Courtney Kincaid from Minimalista talks about setting SMART goals that are Specific, Measurable, Attainable, Realistic and Time-Bound. By making sure your goals fit into these criteria, big goals you want to achieve over a year or more turn into smaller ones to attain in a shorter timeframe, say monthly. For example, rather than saying, “I want to spend more time with my kids”, change this to, “I want to take my kids on a fun, meaningful outing on two Friday afternoons this month”. The net effect is that you’ll be able to conquer more in one year instead of just one thing – which also makes it more likely that you’ll reach that original “general” goal.   

Choose a word 

Another approach is to choose an overarching word (or combination of words) to define your year ahead. So, for example, if your word is “ease and calm”, you can use this as a mantra throughout your day, which helps you focus on being calmer and letting go of stress in everyday moments. By being mindful of this intention throughout your  day, this then positively influences the weeks, months and years that follow.

Seek a higher purpose

An article by the Blue Zones project entitled 20 Habits for a Healthier, Happier Life, talks about the world’s “Blue Zones” – those communities around the world where people are happiest and healthiest. Research has found that happier people in these communities know and nurture their higher purpose – and this is also linked to living a longer life.
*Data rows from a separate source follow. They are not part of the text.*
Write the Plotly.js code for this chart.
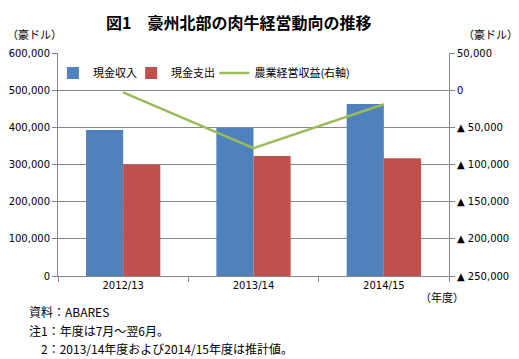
<!DOCTYPE html>
<html><head><meta charset="utf-8">
<script src="https://cdn.plot.ly/plotly-3.0.1.min.js"></script>
<style>body{margin:0;background:#fff}#c{width:519px;height:359px}</style>
</head><body><div id="c"></div>
<script>
const categories = ['2012/13', '2013/14', '2014/15'];
const cashIncome = [393000, 398000, 463000];
const cashExpense = [300000, 323000, 317000];
const farmIncome = [-3000, -78000, -19000];
const leftTicks = [0, 100000, 200000, 300000, 400000, 500000, 600000];
const leftTickText = ['0', '100,000', '200,000', '300,000', '400,000', '500,000', '600,000'];
const rightTicks = [50000, 0, -50000, -100000, -150000, -200000, -250000];
const rightTickText = ['50,000', '0', '▲ 50,000', '▲ 100,000', '▲ 150,000', '▲ 200,000', '▲ 250,000'];
const seriesNames = ['現金収入', '現金支出', '農業経営収益(右軸)'];

const F = '"Noto Sans CJK JP", "DejaVu Sans", sans-serif';
const N = '"DejaVu Sans", "Noto Sans CJK JP", sans-serif';
const data = [
  {type:'bar', name:seriesNames[0], x:categories, y:cashIncome, marker:{color:'#4F81BD'}, legend:'legend'},
  {type:'bar', name:seriesNames[1], x:categories, y:cashExpense, marker:{color:'#C0504D'}, legend:'legend2'},
  {type:'scatter', mode:'lines', name:seriesNames[2], x:categories, y:farmIncome, yaxis:'y2',
   line:{color:'#9BBB59', width:2.5}, legend:'legend3'}
];
const lg = (x) => ({orientation:'h', x:x, y:0.975, xanchor:'left', yanchor:'top',
    font:{family:F, size:11}, bgcolor:'rgba(0,0,0,0)', itemwidth:30});
const layout = {
  width:519, height:359,
  margin:{l:58, r:70, t:53, b:83},
  paper_bgcolor:'#fff', plot_bgcolor:'#fff',
  font:{family:F, size:11, color:'#000'},
  barmode:'group', bargap:0.43, bargroupgap:0,
  showlegend:true,
  legend:lg(-0.013), legend2:lg(0.187), legend3:lg(0.4),
  xaxis:{type:'category', showline:true, linecolor:'#868686', linewidth:1,
    ticks:'outside', tickson:'boundaries', ticklen:5, tickcolor:'#868686',
    showgrid:false, tickfont:{family:N, size:10}, fixedrange:true},
  yaxis:{range:[0,600000], tickvals:leftTicks, ticktext:leftTickText,
    showline:true, linecolor:'#868686', ticks:'outside', ticklen:5, tickcolor:'#868686',
    showgrid:true, gridcolor:'#868686', gridwidth:1, zeroline:false,
    tickfont:{family:N, size:10}},
  yaxis2:{range:[-250000,50000], overlaying:'y', side:'right', tickvals:rightTicks, ticktext:rightTickText,
    showline:true, linecolor:'#868686', ticks:'outside', ticklen:5, tickcolor:'#868686',
    showgrid:false, zeroline:false, tickfont:{family:N, size:10}},
  title:{text:'<b>図1　豪州北部の肉牛経営動向の推移</b>', x:0.46, xanchor:'center', y:0.935, yanchor:'middle',
    font:{family:F, size:16, color:'#000'}},
  annotations:[
    {text:'（豪ドル）', xref:'paper', yref:'paper', x:-0.135, y:1.085, xanchor:'left', yanchor:'middle', showarrow:false, font:{size:11}},
    {text:'（豪ドル）', xref:'paper', yref:'paper', x:1.03, y:1.085, xanchor:'left', yanchor:'middle', showarrow:false, font:{size:11}},
    {text:'（年度）', xref:'paper', yref:'paper', x:0.92, y:-0.095, xanchor:'left', yanchor:'middle', showarrow:false, font:{size:11}},
    {text:'資料：ABARES', xref:'paper', yref:'paper', x:-0.08, y:-0.16, xanchor:'left', yanchor:'middle', showarrow:false, font:{size:12}},
    {text:'注1：年度は7月～翌6月。', xref:'paper', yref:'paper', x:-0.08, y:-0.245, xanchor:'left', yanchor:'middle', showarrow:false, font:{size:12}},
    {text:'　2：2013/14年度および2014/15年度は推計値。', xref:'paper', yref:'paper', x:-0.08, y:-0.325, xanchor:'left', yanchor:'middle', showarrow:false, font:{size:12}}
  ]
};
Plotly.newPlot('c', data, layout, {displayModeBar:false, staticPlot:true});
</script></body></html>
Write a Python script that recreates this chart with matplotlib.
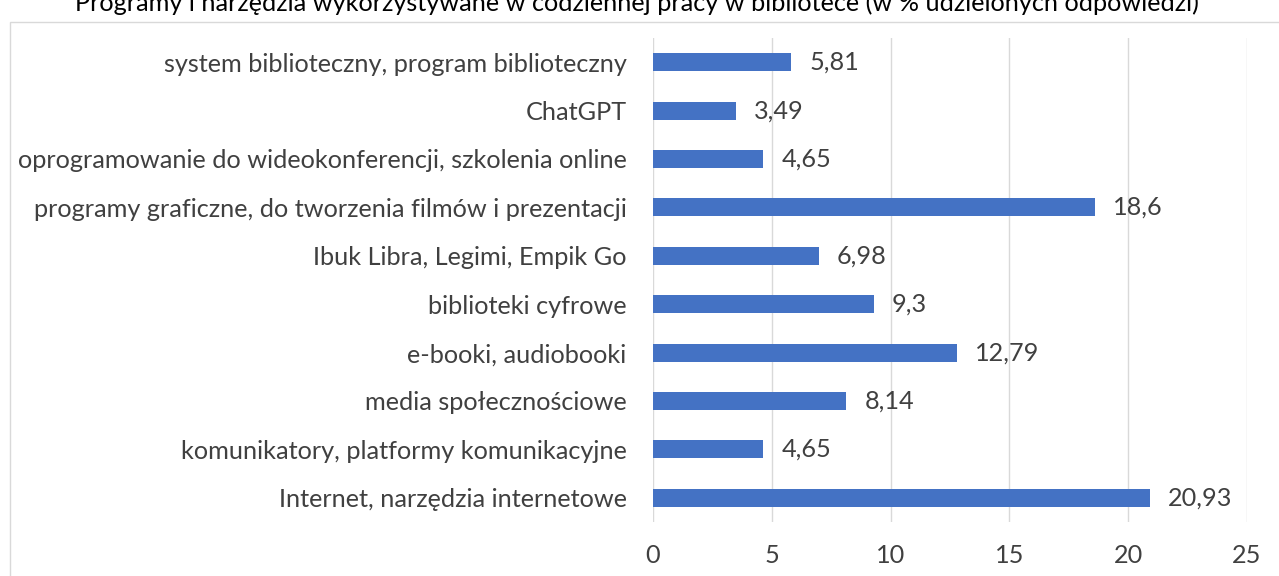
import matplotlib
matplotlib.use('Agg')
import matplotlib.pyplot as plt
from matplotlib.patches import Rectangle

categories = ['Internet, narzędzia internetowe',
              'komunikatory, platformy komunikacyjne',
              'media społecznościowe',
              'e-booki, audiobooki',
              'biblioteki cyfrowe',
              'Ibuk Libra, Legimi, Empik Go',
              'programy graficzne, do tworzenia filmów i prezentacji',
              'oprogramowanie do wideokonferencji, szkolenia online',
              'ChatGPT',
              'system biblioteczny, program biblioteczny']
values = [20.93, 4.65, 8.14, 12.79, 9.3, 6.98, 18.6, 4.65, 3.49, 5.81]
value_labels = ['20,93', '4,65', '8,14', '12,79', '9,3', '6,98', '18,6', '4,65', '3,49', '5,81']
ticks = [0, 5, 10, 15, 20, 25]

title = 'Programy i narzędzia wykorzystywane w codziennej pracy w bibliotece (w % udzielonych odpowiedzi)'

plt.rcParams['font.family'] = ['Lato', 'DejaVu Sans']
txt = '#404040'
fs = 18.2

fig = plt.figure(figsize=(12.79, 5.76), dpi=100)
fig.patches.append(Rectangle((10 / 1279, -0.1), 1.2, 1 - 22 / 576 + 0.1, transform=fig.transFigure,
                             fill=False, edgecolor='#d9d9d9', linewidth=1))
# title is cut off at the top edge in the source image
fig.text(637 / 1279, 1 - 3 / 576, title, ha='center', va='center', fontsize=fs, color='black')

ax = fig.add_axes([653 / 1279, 1 - 522 / 576, (1247 - 653) / 1279, (522 - 38) / 576])
y = list(range(len(categories)))
ax.barh(y, values, height=0.37, color='#4472C4', zorder=2)
for yi, v, lab in zip(y, values, value_labels):
    ax.annotate(lab, (v, yi), xytext=(13, 0), textcoords='offset points', va='center', ha='left',
                fontsize=fs, color=txt)

ax.set_xlim(0, 25)
ax.set_ylim(-0.5, len(categories) - 0.5)
ax.set_xticks(ticks)
ax.set_xticklabels([str(t) for t in ticks], fontsize=fs, color=txt)
ax.set_yticks(y)
ax.set_yticklabels(categories, fontsize=fs, color=txt)
ax.tick_params(length=0)
ax.tick_params(axis='x', pad=16)
ax.tick_params(axis='y', pad=19)
ax.grid(axis='x', color='#d9d9d9', linewidth=1, zorder=0)
for s in ax.spines.values():
    s.set_visible(False)

fig.savefig('out.png', dpi=100)
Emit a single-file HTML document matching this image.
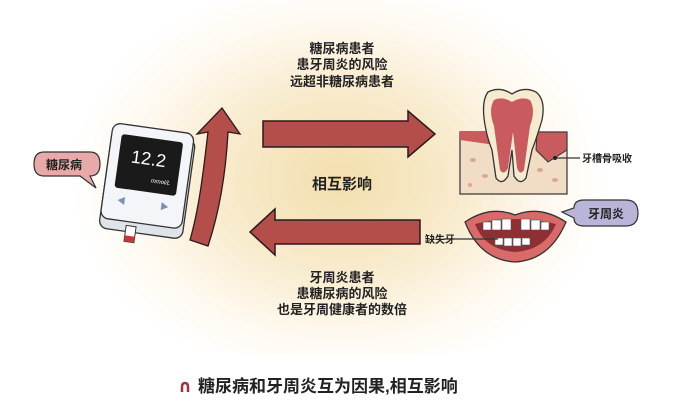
<!DOCTYPE html>
<html><head><meta charset="utf-8"><style>
html,body{margin:0;padding:0;background:#fff;}
svg{display:block;}
text{font-family:"Liberation Sans","Noto Sans CJK SC",sans-serif;}
</style></head><body>
<svg width="692" height="403" viewBox="0 0 692 403" xmlns="http://www.w3.org/2000/svg">
<defs>
<radialGradient id="bg" cx="340" cy="180" r="270" gradientUnits="userSpaceOnUse" gradientTransform="translate(340 180) scale(1 0.75) translate(-340 -180)">
<stop offset="0" stop-color="#f3dfae"/><stop offset="0.45" stop-color="#f8ebcd"/><stop offset="0.8" stop-color="#fffaf2"/><stop offset="1" stop-color="#fff"/>
</radialGradient>
</defs>
<rect width="692" height="403" fill="#fff"/>
<rect x="0" y="0" width="692" height="355" fill="url(#bg)"/>

<g font-size="13" fill="#222" text-anchor="middle" font-weight="bold">
<text x="342" y="53">糖尿病患者</text>
<text x="342" y="69">患牙周炎的风险</text>
<text x="342" y="86">远超非糖尿病患者</text>
<text x="342" y="282">牙周炎患者</text>
<text x="342" y="298">患糖尿病的风险</text>
<text x="342" y="314">也是牙周健康者的数倍</text>
<text x="342" y="189" font-size="15">相互影响</text>
</g>

<path d="M263 121 H408 V111 L435 134 L408 157 V147 H263 Z" fill="#b44e4a" stroke="#2a1a1a" stroke-width="1.5"/>
<path d="M420 220 H275 V209 L250 232 L275 255 V244 H420 Z" fill="#b44e4a" stroke="#2a1a1a" stroke-width="1.5"/>

<path d="M190 240 C200 205 204 165 208 132 L197 134 L222 108 L240 134 L228 132 C226 170 220 210 208 246 Z" fill="#b44e4a" stroke="#2a1a1a" stroke-width="1.3"/>

<g transform="rotate(8 148 178)">
<rect x="106" y="134" width="84" height="100" rx="8" fill="#dfe3ea" stroke="#333" stroke-width="1.3"/>
<rect x="106" y="128" width="82" height="96" rx="8" fill="#f4f5f8" stroke="#333" stroke-width="1.3"/>
<rect x="116" y="138" width="62" height="54" rx="3" fill="#1a1a1a"/>
<text x="146" y="165" font-size="18" fill="#fff" text-anchor="middle" font-family="Liberation Mono">12.2</text>
<text x="161" y="182" font-size="6" fill="#fff" text-anchor="middle" font-style="italic">mmol/L</text>
<path d="M121 204 L128 200 L128 208 Z M172 204 L165 200 L165 208 Z" fill="#7a90b5"/>
<rect x="133" y="228" width="10" height="16" fill="#fff" stroke="#333" stroke-width="1"/>
<rect x="133" y="238" width="10" height="6" fill="#c0393b"/>
</g>

<path d="M44 152 H90 Q100 152 100 164 Q100 176 90 176 L96 188 L80 176 H44 Q34 176 34 164 Q34 152 44 152 Z" fill="#e8a9a9" stroke="#333" stroke-width="1.2"/>
<text x="64" y="169" font-size="12" font-weight="bold" fill="#222" text-anchor="middle">糖尿病</text>

<rect x="460" y="132" width="107" height="62" fill="#f1dcc6" stroke="#333" stroke-width="1.2"/>
<path d="M460 132 H491 L495 145 L460 140 Z" fill="#c95b5e"/>
<path d="M537 132 H567 V150 L548 162 L536 150 Z" fill="#c95b5e" stroke="#333" stroke-width="1"/>
<g fill="#d9a98a"><ellipse cx="473" cy="160" rx="3" ry="2"/><ellipse cx="485" cy="176" rx="3" ry="2"/><ellipse cx="555" cy="180" rx="3" ry="2"/><ellipse cx="540" cy="170" rx="3" ry="2"/><ellipse cx="470" cy="185" rx="2" ry="2"/></g>
<path d="M488 92 Q500 86 512 94 Q524 86 536 92 Q546 100 542 120 Q536 140 532 150 L526 178 Q520 186 514 176 L512 150 L508 176 Q502 186 496 178 L492 150 Q486 135 484 118 Q482 100 488 92 Z" fill="#f5ecd0" stroke="#333" stroke-width="1.3"/>
<path d="M494 100 Q502 96 512 102 Q522 96 530 100 Q536 110 530 126 L524 170 Q520 176 517 168 L513 132 L508 168 Q504 176 500 170 L494 126 Q488 110 494 100 Z" fill="#c95b5e"/>
<line x1="555" y1="158" x2="580" y2="158" stroke="#333" stroke-width="1.2"/>
<circle cx="555" cy="158" r="2" fill="#222"/>
<text x="582" y="162" font-size="10" font-weight="bold" fill="#222">牙槽骨吸收</text>

<path d="M465 222 Q490 205 515 215 Q540 205 566 222 Q550 260 515 262 Q480 260 465 222 Z" fill="#d96a6a" stroke="#333" stroke-width="1.3"/>
<path d="M475 224 Q515 214 556 224 Q545 250 515 252 Q485 250 475 224 Z" fill="#8e2f33"/>
<g fill="#fff" stroke="#555" stroke-width="0.6">
<rect x="483" y="222" width="8" height="8"/><rect x="492" y="220" width="9" height="10"/><rect x="502" y="219" width="9" height="11"/>
<rect x="521" y="219" width="9" height="11"/><rect x="531" y="220" width="9" height="10"/><rect x="541" y="222" width="8" height="8"/>
<rect x="495" y="238" width="8" height="7"/><rect x="504" y="238" width="8" height="8"/><rect x="513" y="238" width="8" height="8"/><rect x="522" y="238" width="8" height="7"/>
</g>
<line x1="444" y1="239" x2="498" y2="239" stroke="#333" stroke-width="1.2"/>
<text x="425" y="243" font-size="10" font-weight="bold" fill="#222">缺失牙</text>

<path d="M584 200 H626 Q638 200 638 213 Q638 226 626 226 H584 Q574 226 574 218 L562 212 L574 208 Q574 200 584 200 Z" fill="#b9b5d8" stroke="#333" stroke-width="1.2"/>
<text x="606" y="218" font-size="12" font-weight="bold" fill="#222" text-anchor="middle">牙周炎</text>

<path d="M182 392 V387 Q182 383 185 383 Q188 383 188 387 V392" fill="none" stroke="#a5303a" stroke-width="2.5"/>
<text x="198" y="392" font-size="17" font-weight="bold" fill="#222">糖尿病和牙周炎互为因果,相互影响</text>
</svg>
</body></html>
Seeking this higher purpose could take the form of nurturing your spirituality or religion, getting involved and helping in your community, or embracing your ikigai – the Japanese word that roughly translates as your reason for being.

Forgive yourself

It’s natural to have the best intentions for ourselves in the year ahead, but we’re only human after all. Resist the temptation to berate yourself if you find yourself slipping into bad habits that you’re trying to give up. Stay positive and keep trying – as long as you’re moving in the right direction, you’re doing well! 

Resolutions are so last year – they can be hard to stick to and can make you feel terrible about yourself when you don’t stick to them, which defeats their whole purpose in the first place. Instead, try implementing these 5 simple methods to create real, lasting change for 2018.